All IRQs on L4 have priorities, so if an IRQ occurs any IRQ lower then
the first IRQ will be blocked until the first IRQ has been
acknowlegded.  ISR priorities must much the hardware priority (danger
of priority inversion).  Furthermore the IRQ acknowledgment order is
important.

The 8259 also supports a specific IRQ acknowledge iirc. But, this
scheme does not work in most level triggered IRQ environments. In
these environments you must acknowledge (or mask) the IRQ before
leaving the IRQ handler, otherwise the CPU will immediately reenter
the IRQ handler, effectively creating an endless loop. In this case L4
would have to mask the IRQ. The IRQ thread would have to unmask it
after acknowledgement and processing.

\subsubsection{IRQ handling by L4/x86}

The L4 kernel does handle IRQ acknowlegdment. 

\subsection{Memory}

If no physical memory pages are provided by the OS the device driver
framework alloces pages from the physical memory manager.  The device
driver framework has at no point of time to handle any virtual to
physical page mapping.


\section{Bootstrapping}

The device driver framework will be started by deva, which is started
by wortel.  All drivers and servers (e.g. the plugin manager) are
stored in a archive which will be extracted by deva.

\subsection{deva}

For bootstrapping deva will only have a subset of drivers ready.  
As soon the filesystem runs deva can ask for drivers from the harddisk. 
If new drivers are available it has to inform the plugin manager to ask
for unresolved drivers again.

Deva starts as first task a plugin server.  The plugin server does
then the rest of the bootstrapping process.
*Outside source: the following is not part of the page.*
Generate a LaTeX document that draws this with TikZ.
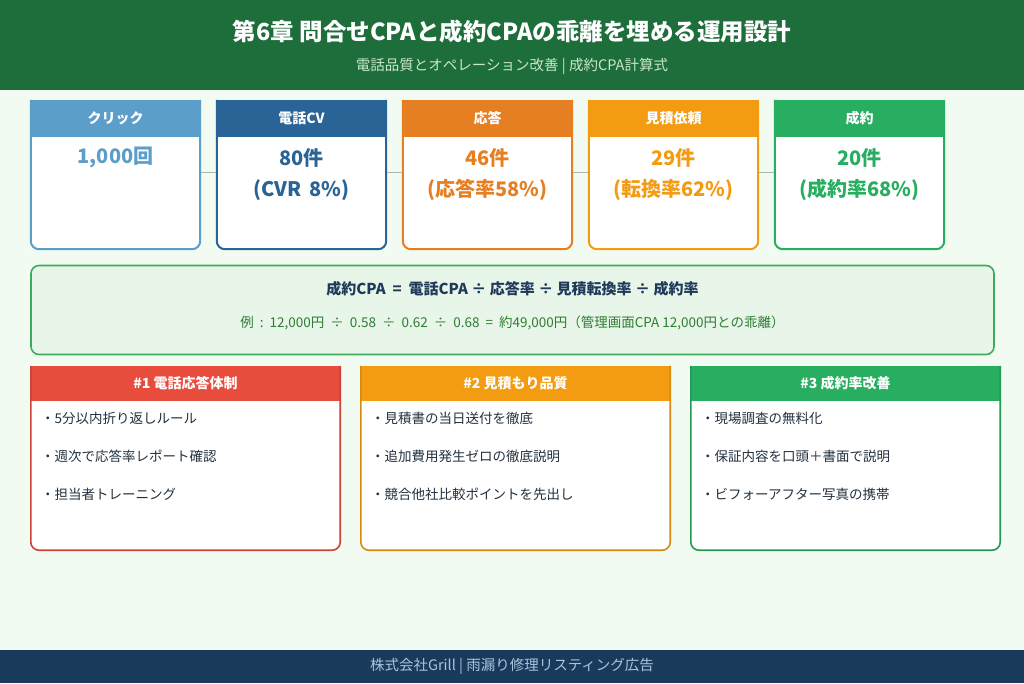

\subsection{Plugin Manager}

A Plugin manager handles driver loading for devices.  It asks deva for
drivers.

The first plugin server does also some bootstrapping.  First, it starts
the root bus driver.

\section{Order of implementation}

\begin{enumerate}
\item deva, plugin manager
\item root bus server
\item pci bus
\item isa bus
\item serial port  (isa bus)
\item console 
\end{enumerate}


\section{Scenarios}

\subsection{Insert Event}

\begin{figure}
  \begin{center}
    \leavevmode 
    \includegraphics[scale=0.8]{ddf_insert_event.eps}
  \end{center}
  \caption[New hardware detected]{A new hardware device is detected (a
  network card) by the PCI root bus driver.  The PCI root bus driver
  initiates the loading of the correct driver for the new hardware
  device.}
  \label{fig:ddf_insert_event}
\end{figure}

If a simple hardware device is found the ddf will load a driver for
the new hardware device as follows (see Figure~\ref{fig:ddf_insert_event}):

\begin{enumerate}
\item The PCI Bus Driver detects a hardware device for which no driver
has been loaded yet.  It generates an insert event which it sends to
one (all?) registered entity.  The interface for the event handler has
not been decided yet.
\item The Root Bus Driver receives the event signal.  Note it is not
necessary that the Root Bus Driver handles the insert signal for all
drivers.  It forwards the signal to the/a Plugin Manager (PLM).
\item The/a Plugin Manager (PLM) asks Deva to load the driver binary
for the new device.
\item Deva forwards the loading request to the ext2 filesystem
process.  During bootstrapping Deva will handle the request by itself.
Deva has an archive of drivers loaded by grub.
\item The ext2 process decides where it finds the device driver binary
(block address)
\item The ddwrapper (device driver wrapper) forwards the read call
from the ext2 process to the IDE Driver.
\item After checking if the caller is allowed start a read command,
the IDE Driver reads the device driver from the disk.
\item The IDE Driver returns the data.
\item ddwrapper returns the data. XXX This might be wrong.  IFRC, the
data is returned in a container and only the handle of the container is
transfered.
\item Ext2 returns the device driver (data).
\item Deva returns the device driver (data).
\item Ask Deva to create a new address space.
\item Deva asks wortel to create new address space.
\item wortel returns ``a new address space''.
\item Deva returns ``a new address space''.
\item PLM is registered as pagefault handler for the new driver
address space.  The bootstrap thread starts to run and generates a
page fault.
\item PLM asks Deva for memory.
\item Deva asks physmem for memory.
\item physmem returns memory pages.
\item Deva returns memory pages.
\item PLM maps the device driver binary into the address space of the
new driver.
\end{enumerate}

\subsection{Several Plugin Managers}

\begin{figure}
  \begin{center}
    \leavevmode 
    \includegraphics{ddf_several_plms.eps}
  \end{center}
  \caption[Several plugin managers]{For the new NIC driver a
  specialised plugin manager is loaded first.}
  \label{fig:ddf_several_plms}
\end{figure}

For certain drivers it makes sense to have specialised plugin
managers.  The default plugin manger (dPLM) has to be asked to create
a new plugin manager.  It is loaded like a normal driver.  The default
plugin manager will also act as pager for the new plugin manager.
When the new plugin manager is activated it registers itself to the
Deva as new plugin manager.  Deva will send all signals/messages from
outside of the ddf to all registered plugin managers.